You may be surprised that the node capacity (radio bitrate), message size, routing protocols etc. do not affect scalability. This is because we are asking : is there a limit, rather than what is the limit. A 10 Gbps radio will certainly increase the limit compared to a 100 Kbps radio, but with uniformly randomly chosen source-destination traffic there will exist some point — however large — at which the network will choke up. Since the Gupta-Kumar and subsequent works cited above assume optimal paths and channel access, protocols cannot help.
But even if a mesh network is not scalable in this fundamental, theoretical sense, it may be scalable to the desired number of nodes. Consider a mesh network that works at 1 million nodes but not at 1 million + 1 nodes. In the fundamental sense, it is not scalable since there is a limit. Yet, such a network would be quite an achievement and would probably qualify as “scalable” for many. It appears that an alternate interpretation of scalability that captures the actual limit would be useful in practice.

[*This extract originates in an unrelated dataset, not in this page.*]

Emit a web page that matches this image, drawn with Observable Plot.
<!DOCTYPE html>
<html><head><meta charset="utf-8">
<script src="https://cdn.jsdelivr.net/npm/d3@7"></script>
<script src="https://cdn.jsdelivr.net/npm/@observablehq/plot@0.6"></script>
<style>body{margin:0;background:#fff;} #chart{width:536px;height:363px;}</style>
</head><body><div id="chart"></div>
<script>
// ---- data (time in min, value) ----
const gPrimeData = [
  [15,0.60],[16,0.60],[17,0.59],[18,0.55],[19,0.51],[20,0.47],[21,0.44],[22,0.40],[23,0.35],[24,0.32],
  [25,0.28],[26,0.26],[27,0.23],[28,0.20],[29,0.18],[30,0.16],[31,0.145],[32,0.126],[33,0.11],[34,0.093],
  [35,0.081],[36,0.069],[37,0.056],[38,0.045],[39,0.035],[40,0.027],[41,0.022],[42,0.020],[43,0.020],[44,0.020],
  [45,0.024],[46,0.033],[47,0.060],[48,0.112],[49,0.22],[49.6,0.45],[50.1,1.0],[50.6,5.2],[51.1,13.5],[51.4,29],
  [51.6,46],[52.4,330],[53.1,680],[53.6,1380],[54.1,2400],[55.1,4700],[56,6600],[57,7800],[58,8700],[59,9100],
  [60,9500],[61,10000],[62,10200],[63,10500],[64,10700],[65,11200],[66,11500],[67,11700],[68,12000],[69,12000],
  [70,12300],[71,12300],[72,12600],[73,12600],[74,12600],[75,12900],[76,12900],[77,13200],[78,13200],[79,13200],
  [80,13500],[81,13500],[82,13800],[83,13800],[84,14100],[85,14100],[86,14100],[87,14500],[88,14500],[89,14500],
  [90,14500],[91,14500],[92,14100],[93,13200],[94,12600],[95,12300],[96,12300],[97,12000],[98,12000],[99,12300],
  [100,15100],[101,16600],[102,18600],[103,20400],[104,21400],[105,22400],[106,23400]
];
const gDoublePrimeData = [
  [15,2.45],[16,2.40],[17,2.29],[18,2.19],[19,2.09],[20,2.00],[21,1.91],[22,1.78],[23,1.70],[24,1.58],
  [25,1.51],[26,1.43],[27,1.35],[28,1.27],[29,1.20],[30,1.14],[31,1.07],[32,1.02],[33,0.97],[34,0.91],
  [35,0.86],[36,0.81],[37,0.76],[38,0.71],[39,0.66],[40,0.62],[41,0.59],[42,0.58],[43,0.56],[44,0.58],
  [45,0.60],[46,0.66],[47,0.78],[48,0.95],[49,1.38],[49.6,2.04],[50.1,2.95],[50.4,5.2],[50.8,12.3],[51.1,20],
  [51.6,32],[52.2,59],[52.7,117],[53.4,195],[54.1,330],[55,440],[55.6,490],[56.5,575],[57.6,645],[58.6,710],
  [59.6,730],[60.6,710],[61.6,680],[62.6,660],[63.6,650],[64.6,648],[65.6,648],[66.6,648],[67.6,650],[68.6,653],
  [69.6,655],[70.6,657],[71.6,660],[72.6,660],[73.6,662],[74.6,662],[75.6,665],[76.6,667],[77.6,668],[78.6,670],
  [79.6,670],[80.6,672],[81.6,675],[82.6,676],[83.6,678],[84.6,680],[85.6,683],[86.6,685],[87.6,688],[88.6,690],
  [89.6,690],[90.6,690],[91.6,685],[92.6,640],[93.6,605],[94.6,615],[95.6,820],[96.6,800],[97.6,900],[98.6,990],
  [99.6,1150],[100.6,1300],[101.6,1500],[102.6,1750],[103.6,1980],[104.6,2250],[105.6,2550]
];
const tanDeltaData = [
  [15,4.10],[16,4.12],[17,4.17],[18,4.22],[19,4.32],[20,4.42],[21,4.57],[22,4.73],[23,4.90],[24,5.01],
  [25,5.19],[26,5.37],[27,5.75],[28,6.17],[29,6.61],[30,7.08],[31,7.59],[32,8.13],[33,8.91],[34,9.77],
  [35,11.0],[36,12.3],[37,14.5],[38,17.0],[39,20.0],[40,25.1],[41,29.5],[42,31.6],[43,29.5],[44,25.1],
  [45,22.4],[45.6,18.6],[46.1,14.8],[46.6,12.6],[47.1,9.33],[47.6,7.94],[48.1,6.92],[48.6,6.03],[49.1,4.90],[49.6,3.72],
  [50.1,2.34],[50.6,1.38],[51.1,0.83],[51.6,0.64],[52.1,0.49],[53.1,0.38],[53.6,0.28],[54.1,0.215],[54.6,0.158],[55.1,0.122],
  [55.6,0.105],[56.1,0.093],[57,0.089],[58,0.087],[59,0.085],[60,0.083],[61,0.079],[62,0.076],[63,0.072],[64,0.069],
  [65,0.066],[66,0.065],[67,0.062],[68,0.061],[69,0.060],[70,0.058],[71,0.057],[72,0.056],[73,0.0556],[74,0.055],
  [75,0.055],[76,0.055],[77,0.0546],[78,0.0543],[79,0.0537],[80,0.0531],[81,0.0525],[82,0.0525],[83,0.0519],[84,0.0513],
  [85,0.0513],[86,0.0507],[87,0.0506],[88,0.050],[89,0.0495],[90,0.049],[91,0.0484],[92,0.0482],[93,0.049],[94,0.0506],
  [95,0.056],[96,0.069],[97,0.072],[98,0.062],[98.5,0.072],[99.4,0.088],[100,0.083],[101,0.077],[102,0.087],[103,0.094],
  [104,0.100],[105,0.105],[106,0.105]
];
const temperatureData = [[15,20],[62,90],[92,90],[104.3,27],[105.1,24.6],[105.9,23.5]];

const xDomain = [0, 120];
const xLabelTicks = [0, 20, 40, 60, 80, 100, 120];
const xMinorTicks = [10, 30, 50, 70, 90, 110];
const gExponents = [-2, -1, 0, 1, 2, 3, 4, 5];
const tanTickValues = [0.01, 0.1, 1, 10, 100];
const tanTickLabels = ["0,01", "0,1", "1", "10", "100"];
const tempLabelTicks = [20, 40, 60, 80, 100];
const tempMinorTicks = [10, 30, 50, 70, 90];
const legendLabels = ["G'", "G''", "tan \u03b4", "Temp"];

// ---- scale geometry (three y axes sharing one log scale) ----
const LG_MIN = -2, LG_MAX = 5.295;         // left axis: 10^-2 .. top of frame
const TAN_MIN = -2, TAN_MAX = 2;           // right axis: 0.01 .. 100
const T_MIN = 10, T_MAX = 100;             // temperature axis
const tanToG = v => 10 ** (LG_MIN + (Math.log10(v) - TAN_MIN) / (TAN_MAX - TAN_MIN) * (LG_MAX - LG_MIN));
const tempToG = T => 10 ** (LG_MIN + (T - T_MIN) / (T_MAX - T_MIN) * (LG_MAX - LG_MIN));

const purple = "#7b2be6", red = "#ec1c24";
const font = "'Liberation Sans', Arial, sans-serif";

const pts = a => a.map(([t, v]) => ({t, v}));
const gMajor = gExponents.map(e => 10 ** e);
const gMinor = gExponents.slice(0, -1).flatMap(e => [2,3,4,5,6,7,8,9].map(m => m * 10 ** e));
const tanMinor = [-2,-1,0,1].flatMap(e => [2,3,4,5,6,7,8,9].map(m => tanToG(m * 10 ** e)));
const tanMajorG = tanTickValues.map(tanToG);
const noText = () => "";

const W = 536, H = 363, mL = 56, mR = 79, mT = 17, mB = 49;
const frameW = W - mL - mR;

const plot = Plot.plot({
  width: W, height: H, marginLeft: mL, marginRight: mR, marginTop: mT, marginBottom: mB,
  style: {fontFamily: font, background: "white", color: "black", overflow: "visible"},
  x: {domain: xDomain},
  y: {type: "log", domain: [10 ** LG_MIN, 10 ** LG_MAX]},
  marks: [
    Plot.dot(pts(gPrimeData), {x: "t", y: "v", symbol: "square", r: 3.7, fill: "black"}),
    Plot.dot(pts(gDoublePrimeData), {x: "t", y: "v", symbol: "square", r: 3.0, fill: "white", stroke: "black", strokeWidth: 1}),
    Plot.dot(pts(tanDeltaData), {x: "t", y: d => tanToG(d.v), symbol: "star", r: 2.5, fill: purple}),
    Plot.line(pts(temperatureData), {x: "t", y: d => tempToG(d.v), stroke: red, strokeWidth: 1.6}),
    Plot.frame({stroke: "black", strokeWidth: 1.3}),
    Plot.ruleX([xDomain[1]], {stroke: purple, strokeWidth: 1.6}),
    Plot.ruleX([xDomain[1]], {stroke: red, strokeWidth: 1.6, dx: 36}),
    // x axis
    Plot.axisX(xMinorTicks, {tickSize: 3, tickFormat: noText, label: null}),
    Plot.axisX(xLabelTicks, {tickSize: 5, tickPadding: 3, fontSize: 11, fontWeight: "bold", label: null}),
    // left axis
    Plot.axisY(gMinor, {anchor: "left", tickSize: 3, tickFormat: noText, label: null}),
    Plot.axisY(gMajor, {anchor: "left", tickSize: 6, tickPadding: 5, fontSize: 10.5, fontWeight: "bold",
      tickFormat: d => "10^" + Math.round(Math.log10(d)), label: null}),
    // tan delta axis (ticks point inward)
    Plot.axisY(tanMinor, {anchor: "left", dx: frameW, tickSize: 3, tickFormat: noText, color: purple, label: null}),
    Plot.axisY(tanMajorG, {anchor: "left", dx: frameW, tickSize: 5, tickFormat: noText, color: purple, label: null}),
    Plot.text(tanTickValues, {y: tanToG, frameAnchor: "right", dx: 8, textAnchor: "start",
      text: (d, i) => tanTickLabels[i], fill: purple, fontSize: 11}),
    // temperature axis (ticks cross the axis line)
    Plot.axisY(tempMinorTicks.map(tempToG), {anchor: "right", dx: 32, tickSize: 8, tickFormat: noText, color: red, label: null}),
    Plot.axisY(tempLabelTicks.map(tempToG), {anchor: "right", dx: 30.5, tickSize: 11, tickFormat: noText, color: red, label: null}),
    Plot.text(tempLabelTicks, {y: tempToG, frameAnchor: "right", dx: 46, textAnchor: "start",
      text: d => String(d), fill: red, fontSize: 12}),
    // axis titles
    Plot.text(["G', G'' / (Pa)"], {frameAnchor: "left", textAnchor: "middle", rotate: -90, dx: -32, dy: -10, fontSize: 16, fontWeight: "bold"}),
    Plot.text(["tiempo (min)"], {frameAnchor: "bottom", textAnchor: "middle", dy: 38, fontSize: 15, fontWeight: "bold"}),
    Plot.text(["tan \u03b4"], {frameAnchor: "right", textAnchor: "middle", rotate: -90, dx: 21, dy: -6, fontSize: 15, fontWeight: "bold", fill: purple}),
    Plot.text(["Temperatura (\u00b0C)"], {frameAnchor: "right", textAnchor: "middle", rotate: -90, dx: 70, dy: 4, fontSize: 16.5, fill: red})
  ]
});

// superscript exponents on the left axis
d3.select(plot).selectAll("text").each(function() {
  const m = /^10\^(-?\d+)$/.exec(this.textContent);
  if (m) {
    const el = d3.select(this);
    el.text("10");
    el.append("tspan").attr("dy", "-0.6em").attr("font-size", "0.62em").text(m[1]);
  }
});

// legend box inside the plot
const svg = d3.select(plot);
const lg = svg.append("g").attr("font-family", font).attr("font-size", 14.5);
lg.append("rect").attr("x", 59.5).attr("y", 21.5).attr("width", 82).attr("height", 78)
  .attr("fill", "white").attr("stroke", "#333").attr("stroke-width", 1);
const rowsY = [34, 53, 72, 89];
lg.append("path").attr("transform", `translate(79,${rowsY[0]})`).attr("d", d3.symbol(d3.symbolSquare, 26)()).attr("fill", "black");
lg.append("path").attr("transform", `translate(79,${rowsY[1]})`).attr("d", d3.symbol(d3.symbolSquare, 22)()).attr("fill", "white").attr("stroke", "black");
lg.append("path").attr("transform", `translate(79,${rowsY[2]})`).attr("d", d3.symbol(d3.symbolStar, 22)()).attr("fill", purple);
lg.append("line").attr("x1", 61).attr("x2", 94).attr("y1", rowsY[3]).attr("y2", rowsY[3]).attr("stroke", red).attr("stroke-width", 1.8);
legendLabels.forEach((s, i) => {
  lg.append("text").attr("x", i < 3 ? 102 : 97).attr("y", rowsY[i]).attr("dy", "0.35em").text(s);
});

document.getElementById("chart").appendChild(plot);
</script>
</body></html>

Fundamentally unscalable networks may well scale in practice to the desired number of nodes depending on radio rate, message load, and protocols.

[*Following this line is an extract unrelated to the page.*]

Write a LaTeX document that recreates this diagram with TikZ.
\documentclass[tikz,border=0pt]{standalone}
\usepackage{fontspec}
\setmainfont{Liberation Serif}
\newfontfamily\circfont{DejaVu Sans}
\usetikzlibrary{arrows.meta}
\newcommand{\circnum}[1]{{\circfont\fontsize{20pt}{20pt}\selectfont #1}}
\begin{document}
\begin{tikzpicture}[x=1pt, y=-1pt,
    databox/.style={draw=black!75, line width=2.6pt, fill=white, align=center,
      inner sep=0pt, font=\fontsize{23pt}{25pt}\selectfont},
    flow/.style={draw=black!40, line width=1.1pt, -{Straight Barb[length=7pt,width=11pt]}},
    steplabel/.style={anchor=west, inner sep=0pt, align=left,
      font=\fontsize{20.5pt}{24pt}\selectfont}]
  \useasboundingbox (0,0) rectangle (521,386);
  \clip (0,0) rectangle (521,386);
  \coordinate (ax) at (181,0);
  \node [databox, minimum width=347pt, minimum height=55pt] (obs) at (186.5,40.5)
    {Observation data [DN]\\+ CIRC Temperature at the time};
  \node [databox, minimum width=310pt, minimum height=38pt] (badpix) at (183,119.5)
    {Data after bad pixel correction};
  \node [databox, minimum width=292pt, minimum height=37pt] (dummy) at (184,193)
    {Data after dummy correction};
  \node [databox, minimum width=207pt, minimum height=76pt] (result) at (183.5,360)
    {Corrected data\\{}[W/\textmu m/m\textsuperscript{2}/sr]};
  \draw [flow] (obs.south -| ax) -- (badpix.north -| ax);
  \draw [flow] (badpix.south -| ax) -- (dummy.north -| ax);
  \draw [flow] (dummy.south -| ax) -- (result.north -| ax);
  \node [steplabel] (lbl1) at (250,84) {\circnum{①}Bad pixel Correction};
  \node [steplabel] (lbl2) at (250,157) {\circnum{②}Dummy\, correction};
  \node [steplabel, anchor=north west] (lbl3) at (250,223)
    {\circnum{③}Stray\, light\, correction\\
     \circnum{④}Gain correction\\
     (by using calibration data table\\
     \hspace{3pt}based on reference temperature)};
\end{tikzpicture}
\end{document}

Thus, while the fundamental laws of scalability are certainly important, there are equally important questions in the context of implementing and deploying mesh networks: (1) can we tell, for a mesh network, what the limit is, if any, and what factors influence it (e.g. radio bitrate, message frequency etc.); (2) is the limit achievable, and if not what is achievable; and (3) what role do networking protocols play in scalability?
We will take up these questions in the upcoming Part II of this article, introducing the notion of in-practice scalability, and developing insights on how to design protocols to improve the scalability of real-world mesh networks.
But for now enjoy that drive up Fifth Avenue, but please don’t go too many blocks!